Afin de survivre durant l’hiver, la faune arctique dépend principalement des polynies, ces espaces demeurant libres de glace en saison froide grâce à l’action des courants marins. Les eiders, tout comme les phoques, se regroupent autour des polynies pour y chasser leurs proies sous la banquise. L’inversion du cycle hydrologique causée par les barrages hydroélectriques perturbe gravement l’équilibre entre glace et polynies. Puisque l’eau douce gèle à une température beaucoup plus élevée que l’eau salée, la banquise se forme plus rapidement sur la baie et recouvre de glace les polynies, empêchant ainsi les eiders de trouver leur nourriture et condamnant les oiseaux à mourir. Paradoxalement, les hivers aujourd’hui plus cléments rendent la glace fragile, augmentant énormément les risques d’accidents pour les Inuits qui chassent sur la baie.
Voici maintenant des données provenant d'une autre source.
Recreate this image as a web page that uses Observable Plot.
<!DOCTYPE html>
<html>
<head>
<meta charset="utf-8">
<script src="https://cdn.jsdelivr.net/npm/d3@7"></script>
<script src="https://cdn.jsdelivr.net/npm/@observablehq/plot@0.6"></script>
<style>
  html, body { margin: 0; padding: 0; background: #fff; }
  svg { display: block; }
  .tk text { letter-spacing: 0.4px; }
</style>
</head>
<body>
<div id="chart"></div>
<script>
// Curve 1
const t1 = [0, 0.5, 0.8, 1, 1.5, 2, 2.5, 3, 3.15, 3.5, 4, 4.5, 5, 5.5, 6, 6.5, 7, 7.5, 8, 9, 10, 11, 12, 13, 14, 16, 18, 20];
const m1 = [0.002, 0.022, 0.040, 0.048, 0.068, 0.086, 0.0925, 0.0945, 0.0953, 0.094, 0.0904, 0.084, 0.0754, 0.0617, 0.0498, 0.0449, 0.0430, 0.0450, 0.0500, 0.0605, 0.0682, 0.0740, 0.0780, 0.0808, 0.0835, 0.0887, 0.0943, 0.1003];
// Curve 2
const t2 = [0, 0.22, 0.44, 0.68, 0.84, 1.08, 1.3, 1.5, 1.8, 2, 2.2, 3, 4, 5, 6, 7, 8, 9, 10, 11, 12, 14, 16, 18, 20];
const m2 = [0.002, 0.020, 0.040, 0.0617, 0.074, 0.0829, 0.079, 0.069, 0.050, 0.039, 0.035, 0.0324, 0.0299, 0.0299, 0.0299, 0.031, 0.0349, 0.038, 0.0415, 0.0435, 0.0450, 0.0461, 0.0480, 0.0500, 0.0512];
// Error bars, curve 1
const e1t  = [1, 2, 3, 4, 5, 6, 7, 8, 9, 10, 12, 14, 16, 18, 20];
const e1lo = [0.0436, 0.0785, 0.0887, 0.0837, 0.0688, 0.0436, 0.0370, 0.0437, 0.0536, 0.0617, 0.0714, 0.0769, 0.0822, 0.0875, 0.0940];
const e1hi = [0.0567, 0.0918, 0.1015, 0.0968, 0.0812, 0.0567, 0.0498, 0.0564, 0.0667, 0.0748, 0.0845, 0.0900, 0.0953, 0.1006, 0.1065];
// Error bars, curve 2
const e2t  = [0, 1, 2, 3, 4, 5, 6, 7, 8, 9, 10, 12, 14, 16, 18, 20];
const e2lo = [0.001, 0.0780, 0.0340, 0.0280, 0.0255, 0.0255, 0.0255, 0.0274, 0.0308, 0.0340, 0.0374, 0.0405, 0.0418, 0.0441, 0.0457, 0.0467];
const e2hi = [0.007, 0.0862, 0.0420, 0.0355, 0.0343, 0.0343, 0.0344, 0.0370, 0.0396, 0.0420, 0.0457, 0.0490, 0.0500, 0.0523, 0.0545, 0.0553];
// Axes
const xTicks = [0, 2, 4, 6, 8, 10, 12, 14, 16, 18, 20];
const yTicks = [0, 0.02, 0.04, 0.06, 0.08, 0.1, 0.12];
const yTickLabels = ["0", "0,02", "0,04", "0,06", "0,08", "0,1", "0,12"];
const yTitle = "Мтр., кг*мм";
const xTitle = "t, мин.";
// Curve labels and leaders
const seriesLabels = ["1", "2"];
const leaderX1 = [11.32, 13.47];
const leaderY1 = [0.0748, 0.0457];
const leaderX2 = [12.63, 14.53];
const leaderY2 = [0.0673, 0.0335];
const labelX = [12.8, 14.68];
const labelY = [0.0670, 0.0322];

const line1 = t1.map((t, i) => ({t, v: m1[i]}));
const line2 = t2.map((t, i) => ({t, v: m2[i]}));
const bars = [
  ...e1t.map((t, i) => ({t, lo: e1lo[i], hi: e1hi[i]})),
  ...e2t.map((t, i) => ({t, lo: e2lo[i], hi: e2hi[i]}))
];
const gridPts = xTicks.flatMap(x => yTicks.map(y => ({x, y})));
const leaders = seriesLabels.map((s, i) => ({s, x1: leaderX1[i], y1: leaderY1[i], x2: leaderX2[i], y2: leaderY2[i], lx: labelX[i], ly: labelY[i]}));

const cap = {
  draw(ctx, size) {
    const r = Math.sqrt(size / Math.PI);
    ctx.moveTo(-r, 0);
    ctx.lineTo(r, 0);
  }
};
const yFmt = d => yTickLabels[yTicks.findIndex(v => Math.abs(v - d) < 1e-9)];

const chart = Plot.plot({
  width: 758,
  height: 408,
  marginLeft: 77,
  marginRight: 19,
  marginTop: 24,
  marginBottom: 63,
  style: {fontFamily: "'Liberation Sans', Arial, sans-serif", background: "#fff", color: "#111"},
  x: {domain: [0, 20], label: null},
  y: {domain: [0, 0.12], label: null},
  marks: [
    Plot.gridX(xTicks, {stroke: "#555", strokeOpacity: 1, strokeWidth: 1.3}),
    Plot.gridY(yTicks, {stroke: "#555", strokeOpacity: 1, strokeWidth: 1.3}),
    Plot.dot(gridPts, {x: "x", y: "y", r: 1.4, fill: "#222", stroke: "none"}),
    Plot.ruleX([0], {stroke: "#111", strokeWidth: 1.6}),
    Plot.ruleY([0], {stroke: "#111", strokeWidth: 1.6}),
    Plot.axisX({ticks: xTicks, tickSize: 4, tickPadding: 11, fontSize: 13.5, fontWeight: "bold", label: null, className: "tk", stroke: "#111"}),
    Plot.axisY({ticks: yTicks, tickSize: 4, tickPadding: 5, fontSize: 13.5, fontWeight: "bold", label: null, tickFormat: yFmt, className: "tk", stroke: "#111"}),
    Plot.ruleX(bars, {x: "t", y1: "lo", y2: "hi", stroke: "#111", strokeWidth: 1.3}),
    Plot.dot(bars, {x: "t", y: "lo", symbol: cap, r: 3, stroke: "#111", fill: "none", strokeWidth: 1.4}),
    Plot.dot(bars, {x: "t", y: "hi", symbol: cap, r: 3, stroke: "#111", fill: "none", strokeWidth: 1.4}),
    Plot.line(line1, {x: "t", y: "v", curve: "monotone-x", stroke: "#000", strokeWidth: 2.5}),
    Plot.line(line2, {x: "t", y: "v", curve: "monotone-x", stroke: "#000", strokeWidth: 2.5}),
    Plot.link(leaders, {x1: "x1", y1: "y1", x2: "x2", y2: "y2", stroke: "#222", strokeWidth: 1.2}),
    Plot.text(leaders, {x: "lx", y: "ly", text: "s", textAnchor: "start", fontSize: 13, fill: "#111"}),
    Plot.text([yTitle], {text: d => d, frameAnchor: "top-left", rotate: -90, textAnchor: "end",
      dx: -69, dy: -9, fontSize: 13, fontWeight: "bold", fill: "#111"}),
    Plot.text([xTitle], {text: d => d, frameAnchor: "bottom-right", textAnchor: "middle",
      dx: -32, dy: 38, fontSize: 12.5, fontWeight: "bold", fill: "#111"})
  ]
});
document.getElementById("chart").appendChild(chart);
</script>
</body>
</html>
Des conséquences ailleurs sur la planète

Les eaux de la baie d’Hudson s’écoulent par le détroit d’Hudson avant de redescendre par le courant du Labrador. C’est la masse d’eau salée froide en provenance de la baie d’Hudson qui donne son impulsion au courant du Labrador et entraîne le Gulf Stream vers l’Europe. En plus du déversement d’eau douce en provenance des réservoirs des barrages hydroélectriques, d’autres facteurs viennent aggraver la perte de salinité, notamment la variation de la température à l’échelle de la planète et la fonte de la glace de mer.

Puisque la baie d’Hudson représente le cinquième des apports d’eau dans le nord-ouest de l’Atlantique, les chercheurs se questionnent sur les conséquences possibles des changements dans la circulation des courants de la baie d’Hudson pour le reste de la planète. De plus, la diminution marquée de la couverture de glace estivale observée au cours des dernières années suggère que vers la fin du siècle, le complexe de la baie d’Hudson sera quasi libre de glace, ce qui entraînera de graves perturbations de l’écosystème et de la vie des Inuits.
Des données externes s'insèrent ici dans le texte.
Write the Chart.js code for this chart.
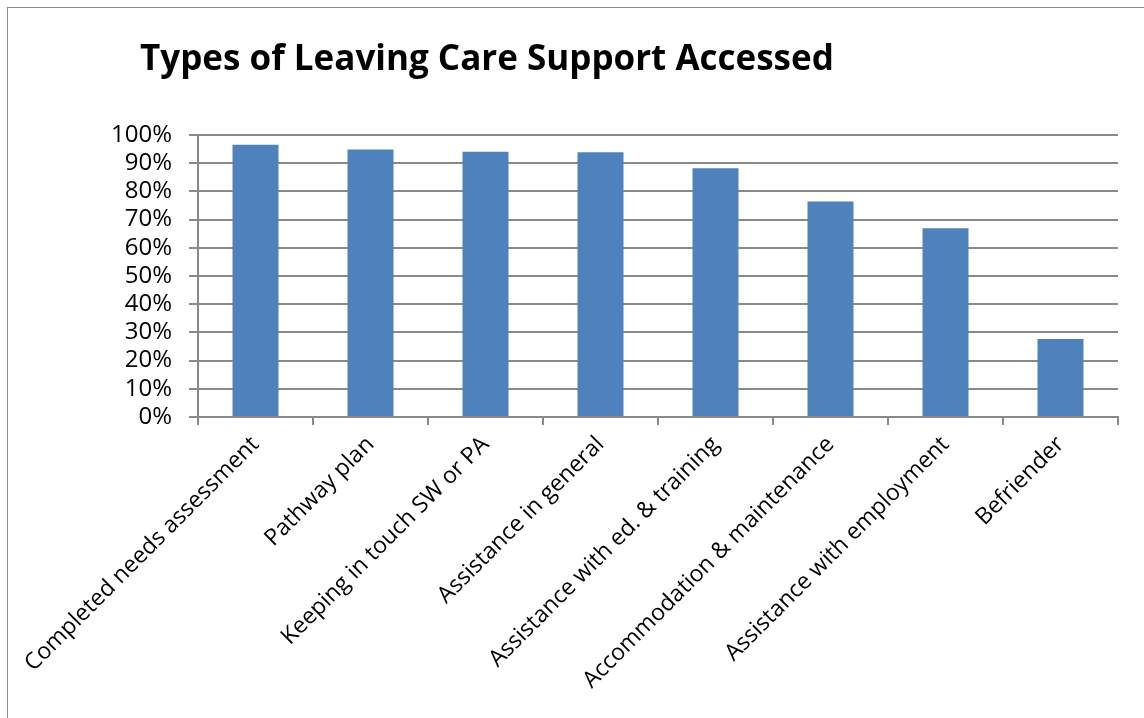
<!DOCTYPE html>
<html>
<head>
<meta charset="utf-8">
<script src="https://cdn.jsdelivr.net/npm/chart.js@4/dist/chart.umd.min.js"></script>
<style>
  html, body { margin: 0; padding: 0; background: #fff; overflow: hidden; }
  #wrap { position: relative; width: 1144px; height: 718px; }
  #frame {
    position: absolute; left: 7px; top: 7px; width: 1200px; height: 800px;
    border-left: 1px solid #8a8a8a; border-top: 1px solid #8a8a8a;
  }
  canvas { position: absolute; left: 0; top: 0; }
</style>
</head>
<body>
<div id="wrap">
  <div id="frame"></div>
  <canvas id="myChart" width="1144" height="718"></canvas>
</div>
<script>
const categories = [
  'Completed needs assessment',
  'Pathway plan',
  'Keeping in touch SW or PA',
  'Assistance in general',
  'Assistance with ed. & training',
  'Accommodation & maintenance',
  'Assistance with employment',
  'Befriender'
];
const accessed = [96.5, 94.9, 94.1, 93.9, 88.2, 76.4, 66.9, 27.7];  // percent
const yTicks = [0, 10, 20, 30, 40, 50, 60, 70, 80, 90, 100];

const gridGrey = '#8a8a8a';
const fontFamily = '"Open Sans", Lato, sans-serif';

// the title plugin puts a start-aligned title at the layout padding edge,
// shift it over to where the reference has it
const titleShift = {
  id: 'titleShift',
  afterLayout(chart) {
    if (chart.titleBlock) {
      chart.titleBlock.left = 140;
    }
  }
};

const ctx = document.getElementById('myChart');
const data = {
  labels: categories,
  datasets: [{
    label: 'Accessed',
    data: accessed,
    backgroundColor: '#4f81bd',
    borderWidth: 0,
    barPercentage: 0.8,
    categoryPercentage: 0.5
  }]
};
const config = {
  type: 'bar',
  data: data,
  plugins: [titleShift],
  options: {
    responsive: false,
    animation: false,
    layout: {padding: {left: 60, right: 26, top: 0, bottom: 0}},
    plugins: {
      legend: {display: false},
      tooltip: {enabled: false},
      title: {
        display: true,
        text: 'Types of Leaving Care Support Accessed',
        align: 'start',
        color: '#000',
        font: {family: fontFamily, size: 35, weight: 'bold', lineHeight: 1.2},
        padding: {top: 39, bottom: 54}
      }
    },
    scales: {
      x: {
        grid: {
          display: true, drawOnChartArea: false, drawTicks: true,
          offset: true, tickLength: 8, color: gridGrey, lineWidth: 2
        },
        border: {display: true, color: gridGrey, width: 2},
        ticks: {
          autoSkip: false, minRotation: 45, maxRotation: 45,
          color: '#000', padding: 6,
          font: {family: fontFamily, size: 23}
        },
        afterFit: (scale) => {
          scale.height = 301;
          scale.paddingLeft = 0;
        }
      },
      y: {
        min: 0, max: 100,
        afterBuildTicks: (scale) => {
          scale.ticks = yTicks.map((v) => ({value: v}));
        },
        grid: {color: gridGrey, lineWidth: 2, tickLength: 9},
        border: {display: true, color: gridGrey, width: 2},
        ticks: {
          autoSkip: false, color: '#000', padding: 17,
          font: {family: fontFamily, size: 24},
          callback: (v) => v + '%'
        },
        afterFit: (scale) => { scale.width = 138; }
      }
    }
  }
};
const chart = new Chart(ctx, config);
</script>
</body>
</html>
Le film de Joel Heath lance un vibrant cri d’alarme. L’indéniable beauté cinématographique des paysages nordiques, la superbe musique composée par Tanya Tagaq, Cris Derksen et Curtis Andrews ainsi que le charisme des personnalités locales présentées dans le documentaire portent le message d’une façon hautement poétique. En alliant la science et l’art, l’écologiste canadien suscite une prise de conscience particulièrement efficace.
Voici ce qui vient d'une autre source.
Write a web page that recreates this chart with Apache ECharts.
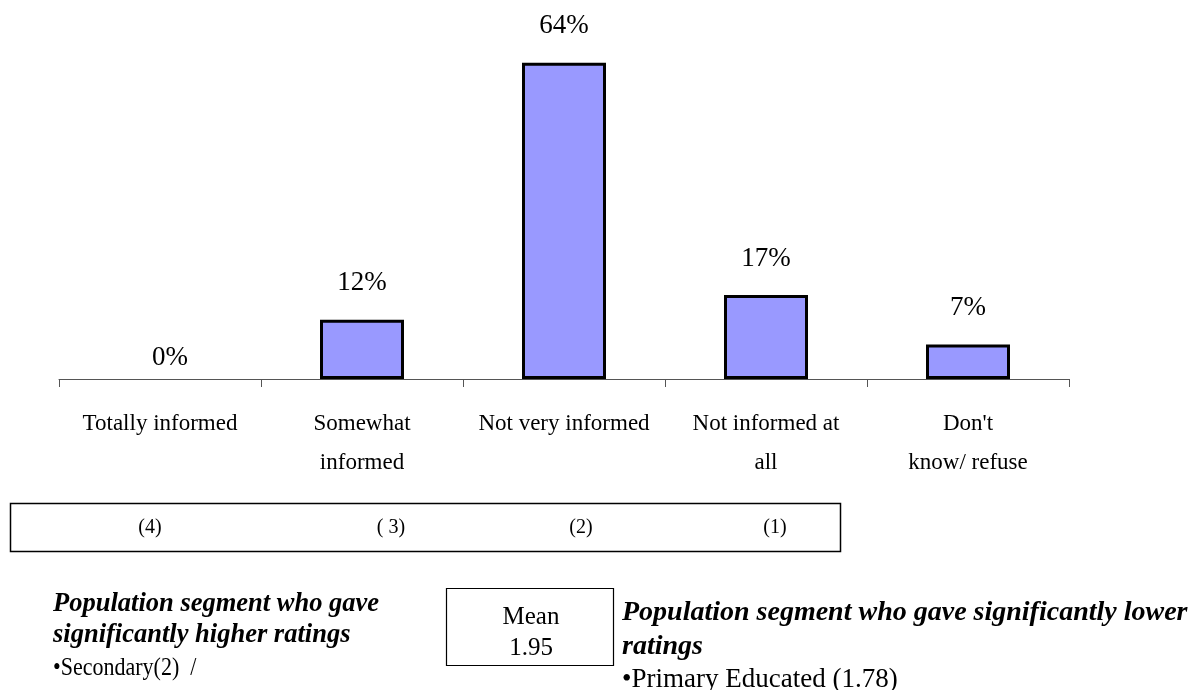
<!DOCTYPE html>
<html>
<head>
<meta charset="utf-8">
<script src="https://cdn.jsdelivr.net/npm/echarts@6/dist/echarts.min.js"></script>
<style>
  html, body { margin: 0; padding: 0; background: #fff; }
  #chart { width: 1194px; height: 690px; }
</style>
</head>
<body>
<div id="chart"></div>
<script>
// Survey answers: how informed respondents feel
const categories = [
  'Totally informed',
  'Somewhat\ninformed',
  'Not very informed',
  'Not informed at\nall',
  "Don't\nknow/ refuse"
];
const shares = [0, 12, 64, 17, 7];          // percent of respondents
const scoreLabels = ['(4)', '( 3)', '(2)', '(1)'];
const meanScore = '1.95';
const higherTitle = ['Population segment who gave', 'significantly higher ratings'];
const higherItems = ['\u2022Secondary(2)  /'];
const lowerTitle = ['Population segment who gave significantly lower', 'ratings'];
const lowerItems = ['\u2022Primary Educated (1.78)'];

const SERIF = "'Liberation Serif', 'Times New Roman', serif";
const chart = echarts.init(document.getElementById('chart'), null, { renderer: 'canvas' });

// score legend positions inside the box under the axis
const scoreX = [150, 391, 581, 775];

function textEl(x, y, text, font, sx) {
  return {
    type: 'text', x: x, y: y, scaleX: sx || 1,
    style: { text: text, font: font, fill: '#000', align: 'left', verticalAlign: 'middle' }
  };
}

const graphics = [
  { type: 'rect', shape: { x: 10.5, y: 503.5, width: 830, height: 48 },
    style: { fill: 'none', stroke: '#000', lineWidth: 1.5 } },
  ...scoreLabels.map((t, i) => ({
    type: 'text', x: scoreX[i], y: 528,
    style: { text: t, font: '20px ' + SERIF, fill: '#000', align: 'center', verticalAlign: 'middle' }
  })),
  { type: 'rect', shape: { x: 446.5, y: 588.5, width: 167, height: 77 },
    style: { fill: 'none', stroke: '#000', lineWidth: 1.2 } },
  { type: 'text', x: 531, y: 617,
    style: { text: 'Mean', font: '25px ' + SERIF, fill: '#000', align: 'center', verticalAlign: 'middle' } },
  { type: 'text', x: 531, y: 648,
    style: { text: meanScore, font: '25px ' + SERIF, fill: '#000', align: 'center', verticalAlign: 'middle' } },
  ...higherTitle.map((t, i) => textEl(53, 604 + i * 31, t, 'italic bold 26.5px ' + SERIF)),
  ...higherItems.map((t, i) => textEl(53, 668 + i * 31, t, '25px ' + SERIF, 0.88)),
  ...lowerTitle.map((t, i) => textEl(622, 613 + i * 34, t, 'italic bold 28px ' + SERIF)),
  ...lowerItems.map((t, i) => textEl(622, 680 + i * 34, t, '27px ' + SERIF))
];

chart.setOption({
  animation: false,
  backgroundColor: '#fff',
  grid: { left: 59, right: 125, top: 33, bottom: 311, containLabel: false },
  xAxis: {
    type: 'category',
    data: categories,
    boundaryGap: true,
    axisLine: { show: true, lineStyle: { color: '#555', width: 1 } },
    axisTick: { show: true, length: 8, alignWithLabel: false, lineStyle: { color: '#555' } },
    axisLabel: {
      interval: 0, margin: 25, color: '#000', fontFamily: SERIF,
      fontSize: 23, lineHeight: 39
    }
  },
  yAxis: { type: 'value', min: 0, max: 70, show: false, splitLine: { show: false } },
  series: [{
    type: 'bar',
    barWidth: 84,
    data: shares.map(v => ({
      value: v,
      // an empty bar has no outline; its label sits just above the axis
      itemStyle: v === 0 ? { borderWidth: 0 } : undefined,
      label: v === 0 ? { distance: 8, offset: [10, 0] } : { distance: 23 }
    })),
    itemStyle: { color: '#9999FF', borderColor: '#000', borderWidth: 3 },
    label: {
      show: true, position: 'top', formatter: '{c}%',
      color: '#000', fontFamily: SERIF, fontSize: 27
    }
  }],
  graphic: graphics
});
</script>
</body>
</html>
Au gré de la plume arctique repose largement sur le témoignage et l’expertise des Inuits des îles Belcher. Réunis au sein de l’Arctic Eider Society, fondée par Joel Heath, chercheurs et Inuits proposent de trouver des solutions en jumelant les connaissances inuites et scientifiques. Les habitants de Sanikuluaq nous interpellent : si les eiders leur ont permis de se tenir au chaud durant des siècles, n’y aurait-il pas moyen de nous réchauffer sans inverser les courants? Elijah Oqaituk conclut sagement : «Il ne faut jamais ignorer un oiseau qui se meurt».